Dr. Amir Mortasawi, 28. April 2010

zu Die Spirale des Misstrauens überwinden von Volker Perthes

Der Beitrag enthält neben altem Wein in variierenden Schläuchen auch positive Gedanken bezüglich der Verhandlungen mit dem Iran, konkret im Zusammenhang mit dem Austausch von im Iran angereichertem Uran mit in anderen Ländern bereitgestellten Brennstäben.

In diesem Zusammenhang möchte ich auf eine aktuelle Analyse amerikanischer Wissenschaftler hinweisen (Federation of the American Scientists, FAS), die eindeutig einen solchen Austausch unter Berücksichtigung der iranischen Forderungen und Bedingungen zur Beendigung der verfahrenen Situation im Iran-Konflikt favorisieren.

Herr Perthes plädiert für eine stärkere Gewichtung des Themas Menschenrechte im Umgang mit dem Iran. Der Gedanke der Menschenrechte wurde von Anfang an sowohl im Sinne der Freiheit, Gerechtigkeit und Vernunft als auch zur Durchsetzung imperialer Interessen eingesetzt. So wurde dieses Thema beispielsweise einerseits zur Begründung des Kolonialismus und andererseits in antikolonialistischen Befreiungskämpfen benutzt.

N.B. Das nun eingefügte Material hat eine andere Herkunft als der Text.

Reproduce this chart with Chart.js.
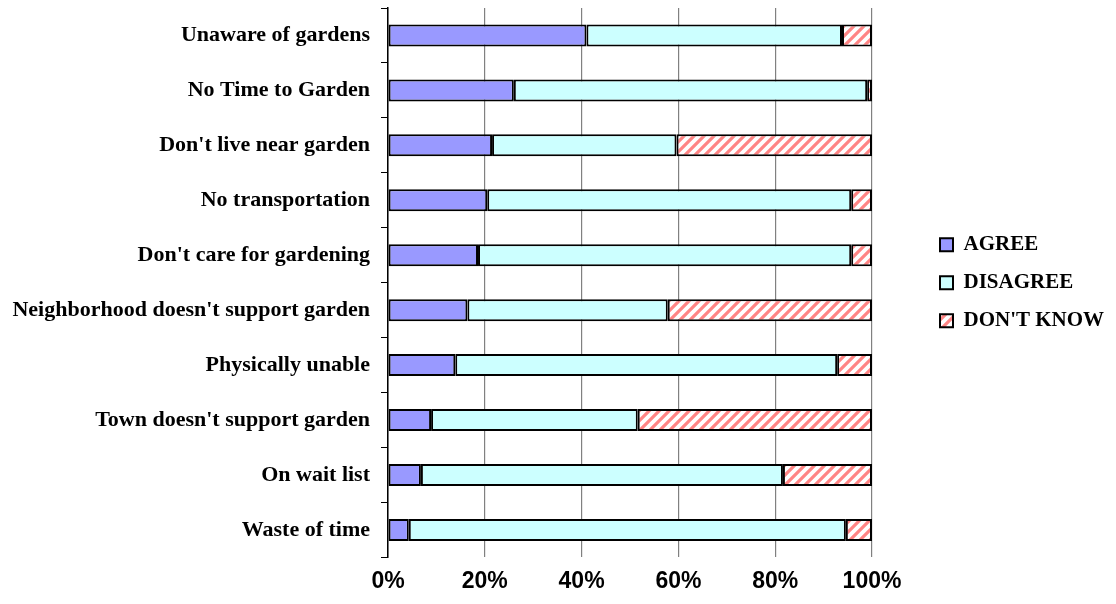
<!DOCTYPE html>
<html>
<head>
<meta charset="utf-8">
<script src="https://cdn.jsdelivr.net/npm/chart.js@4/dist/chart.umd.min.js"></script>
<style>
  html, body { margin: 0; padding: 0; background: #fff; }
  #wrap { width: 1116px; height: 604px; }
</style>
</head>
<body>
<div id="wrap"><canvas id="gardenChart" width="1116" height="604"></canvas></div>
<script>
// Barriers to community gardening (share of respondents)
const categories = [
    'Unaware of gardens',
    'No Time to Garden',
    "Don't live near garden",
    'No transportation',
    "Don't care for gardening",
    "Neighborhood doesn't support garden",
    'Physically unable',
    "Town doesn't support garden",
    'On wait list',
    'Waste of time'
];
const agreeValues = [41, 26, 21.5, 20.5, 18.6, 16.4, 13.9, 8.9, 6.8, 4.3];
const disagreeValues = [52.8, 73, 38.1, 75.2, 77.1, 41.4, 78.9, 42.7, 74.8, 90.3];
const dontKnowValues = [6.2, 1, 40.4, 4.3, 4.3, 42.2, 7.2, 48.4, 18.4, 5.4];
const xTicks = [0, 20, 40, 60, 80, 100];

// red diagonal hatch used for "DON'T KNOW"
function makeHatch() {
    const size = 10;
    const c = document.createElement('canvas');
    c.width = size;
    c.height = size;
    const g = c.getContext('2d');
    g.fillStyle = '#ffffff';
    g.fillRect(0, 0, size, size);
    g.strokeStyle = '#ff8585';
    g.lineWidth = 3.2;
    g.beginPath();
    g.moveTo(-size / 2, size / 2); g.lineTo(size / 2, -size / 2);
    g.moveTo(0, size); g.lineTo(size, 0);
    g.moveTo(size / 2, size * 1.5); g.lineTo(size * 1.5, size / 2);
    g.stroke();
    return g.createPattern(c, 'repeat');
}
const hatch = makeHatch();

const serifBold = { family: '"Liberation Serif", "Times New Roman", serif', size: 22, weight: 'bold' };
const legendFont = { family: '"Liberation Serif", "Times New Roman", serif', size: 21, weight: 'bold' };
const sansBold = { family: '"Liberation Sans", Arial, sans-serif', size: 23, weight: 'bold' };

const gardenData = {
    labels: categories,
    datasets: [{
        label: 'AGREE',
        data: agreeValues,
        backgroundColor: '#9999ff',
        borderColor: '#000000',
        borderWidth: 2,
        borderSkipped: false
    }, {
        label: 'DISAGREE',
        data: disagreeValues,
        backgroundColor: '#ccffff',
        borderColor: '#000000',
        borderWidth: 2,
        borderSkipped: false
    }, {
        label: "DON'T KNOW",
        data: dontKnowValues,
        backgroundColor: hatch,
        borderColor: '#000000',
        borderWidth: 2,
        borderSkipped: false
    }]
};

const noEdgePadding = (scale) => {
    scale.paddingTop = 0;
    scale.paddingBottom = 0;
};

const gardenChartConfig = {
    type: 'bar',
    data: gardenData,
    options: {
        indexAxis: 'y',
        responsive: false,
        animation: false,
        barPercentage: 0.4,
        categoryPercentage: 1,
        layout: {
            padding: { left: 8, top: 8, right: 10, bottom: -1 }
        },
        scales: {
            x: {
                stacked: true,
                min: 0,
                max: 100,
                afterBuildTicks: (scale) => {
                    scale.ticks = xTicks.map(v => ({ value: v }));
                },
                ticks: {
                    color: '#000',
                    font: sansBold,
                    padding: 10,
                    callback: (v) => v + '%'
                },
                grid: {
                    color: '#808080',
                    lineWidth: 1.2,
                    drawTicks: false
                },
                border: { display: false }
            },
            y: {
                stacked: true,
                afterFit: (scale) => {
                    scale.width = 380;
                    noEdgePadding(scale);
                },
                ticks: {
                    color: '#000',
                    font: serifBold,
                    padding: 11
                },
                grid: {
                    drawOnChartArea: false,
                    offset: true,
                    color: '#000',
                    tickLength: 7
                },
                border: { color: '#000', width: 1.5 }
            },
            // spacer between plot and legend
            gap: {
                type: 'category',
                position: 'right',
                afterFit: (scale) => {
                    scale.width = 51;
                    noEdgePadding(scale);
                },
                ticks: { display: false },
                grid: { display: false },
                border: { display: false }
            }
        },
        plugins: {
            legend: {
                display: true,
                position: 'right',
                fullSize: false,
                labels: {
                    color: '#000',
                    font: legendFont,
                    boxWidth: 13,
                    boxHeight: 13,
                    padding: 17
                }
            },
            tooltip: {
                enabled: false
            }
        }
    }
};

new Chart(document.getElementById('gardenChart'), gardenChartConfig);
</script>
</body>
</html>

Die Auseinandersetzung mit dem Atomprogramm Irans hat unter anderem dazu geführt, dass über die Heuchelei und die Doppelstandards der Atomwaffen besitzenden Staaten und des "Westens" im Umgang mit dem Thema Sicherheit und Frieden im Mittleren und Nahen Osten breit diskutiert wird. Indien, Israel und Pakistan besitzen bereits Atomwaffen, sind dem Atomsperrvertrag nicht beigetreten und pflegen gute Beziehungen zu den Vereinigten Staaten und der EU.

Ayatollah Khamenei hat, als religiöser Führer und Staatsoberhaupt, chemische, biologische und atomare Waffen für "haram" (d.h. im Islam strikt verboten) erklärt und es liegen Vorschläge Irans zur Errichtung einer atomwaffenfreien Zone in der Region vor. Die Beziehungen Irans mit der Shanghaier Organisation für Zusammenarbeit (bislang nur mit Beobachter-Status) werden vertieft. Außerdem ist das Atomprogramm im Iran zu einem nationalen Prestigeobjekt geworden.

Diese Gegebenheiten und Entwicklungen schränken die Möglichkeiten ein, einen Regimewechsel im Iran über die Schiene der Atomfrage zu bewirken. Sollen die Menschenrechte im Umgang mit dem Iran vielleicht deshalb mehr berücksichtigt werden?

Menschenrechte werden im Iran nicht erst seit 1979 verletzt. Nach 1979 gab es unterschiedliche Ausprägungen der politischen, gesellschaftlichen und religiösen Repressalien im Iran. Diese wurden von der Bundesrepublik im Zusammenhang mit wirtschaftlichen und geopolitischen Interessen zeitweise ignoriert und phasenweise betont.

Am Ende des Beitrages verrät Herr Perthes jedoch, wie er tatsächlich denkt:

" ... Viertens werden die Vereinigten Staaten und Europa der Frage der Furchtsamen und Skeptiker, die dem ganzen diplomatischen Prozess wenig
Vertrauen schenken, eine Antwort geben müssen: Was, wenn Iran eben doch die Schwelle zur militärischen Nutzbarkeit des Atoms überschreitet?

Auch wenn wir trotz der jüngsten Einschätzungen der IAEO noch keineswegs an diesem Punkt sind und dort wohl auch längere Zeit noch nicht sein werden, liegt die Antwort prinzipiell im Konzept erweiterter Abschreckung, in glaubwürdigen Sicherheitsgarantien Washingtons für seine Freunde im Nahen und Mittleren Osten.

Die Stationierung von Raketenabwehrsystemen auf amerikanischen Schiffen im Persischen Golf ist deshalb ein richtiger Hinweis an alle Beteiligten: Sie gibt Israel und den kleinen Golf-Staaten mehr Sicherheit und macht dies auch Teheran gegenüber deutlich - ohne gleichzeitig die Perspektive des Engagements mit Iran aufzugeben."

Einer persischen Redewendung folgend möchte ich diesbezüglich auf jeglichen Kommentar verzichten: "Das Sichtbare bedarf keiner verbalen Beschreibung."